Le Passe Muraille

Au coeur des ténèbres humaines

À propos de Cent jours, cent nuits, de Lukas Bärfuss,

par Matthieu Ruf

«Les livres qui n’existent pas et qu’on veut lire, il faut les écrire.» Le ton innocent de Lukas Bärfuss, rencontré récemment à Lausanne, semble de prime abord démentir l’aura qui entoure cet auteur de théâtre reconnu, né à Thoune en 1971. L’année passée, son roman Hundert Tage avait déclenché une solide polémique sur l’aide au développement. Débats devant des centaines de personnes, multiplication d’articles: la charge virulente du livre, qui fait de la Direction du développement et de la coopération (DDC) un facilitateur majeur du génocide rwandais de 1994, avait remis au goût du jour, en Suisse, la notion d’«écrivain engagé».

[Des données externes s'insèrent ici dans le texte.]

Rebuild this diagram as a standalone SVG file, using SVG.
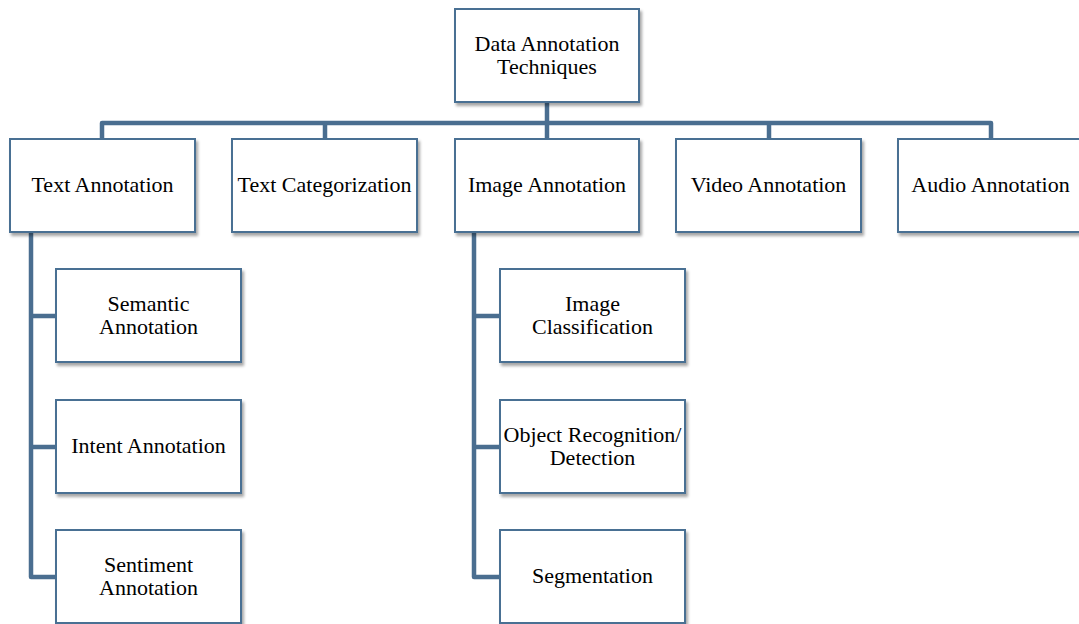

À la lecture de la traduction française, parue en octobre chez un petit éditeur de théâtre parisien, le constat est clair: l’écrivain Bärfuss est tout sauf innocent.Cent jours, cent nuits nous entraîne en effet dans la descente aux enfers du protagoniste David Hohl, envoyé en 1990 au Rwanda pour sa première mission avec la DDC. Un cauchemar déroulé peu à peu, mais annoncé dès l’incipit: dans sa maison enfouie sous les «sapins noirs» du Haut-Jura, un soir d’hiver, David raconte son histoire d’«homme brisé» au narrateur. Un ami d’enfance qui, rapidement, disparaît entièrement du récit, pour laisser place au monologue cynique et terrifiant de David lui-même. Une structure que l’auteur a voulue proche de celle d’Au cœur des ténèbres, de Conrad, et qui ne laisse aucune issue, comme si l’expérience de l’erreur interdisait même le réconfort d’une amitié. Car c’est avant tout un cauchemar de l’erreur que vit le lecteur avec David.

Erreur de l’auxiliaire au développement idéaliste, confronté aux effets pervers des investissements au long terme de la DDC dans le régime hutu: «nous leur donnions le crayon avec lequel ils dressaient ensuite leurs listes de morts (…), nous leur construisions les routes sur lesquelles les assassins roulaient vers leurs victimes». Erreur de l’amant égaré dans la «grande baise» avec Agathe, Rwandaise étudiant à Bruxelles et que le génocide transformera, de l’occidentalisée indolente qu’elle était, en militante raciste et cruelle.

Erreurs de l’homme, encore et encore, qui confondra le sauvetage d’un oiseau avec la dignité humaine.Il y a des scènes très fortes dans ce livre, dont le réalisme impitoyable nous rappelle constamment notre animalité: ainsi, le besoin de «faire pipi» vient brutalement couper une séquence picturale de fuite sous la lune. Du quotidien bureaucratique aussi excitant qu’un «enterrement protestant» du début, jusqu’aux visions apocalyptiques des dernières pages, dans lesquelles David regarde la pluie transformer un camp de réfugiés en «bouillie puante et merdeuse», les phrases sont lourdes, le parcours intense. Mais parfois un peu décousu: des transitions mal amenées, certaines inconsistances trop obscures du protagoniste, sans diluer la force politique, nuisent à la cohésion stylistique du roman. Pourtant les errances inexpliquées du récit de David expriment peut-être l’essentiel: l’incompréhension est fatale. Aux relations entre l’homme et la femme comme à la sincère ambition de quelques Européens d’instaurer, en Afrique, la «justice universelle».

M. R.

Lukas Bärfuss, Cent jours, cent nuits, traduit de l’allemand par Bernard Chartreux et Eberhard Spreng, L’Arche, 2009, 224p.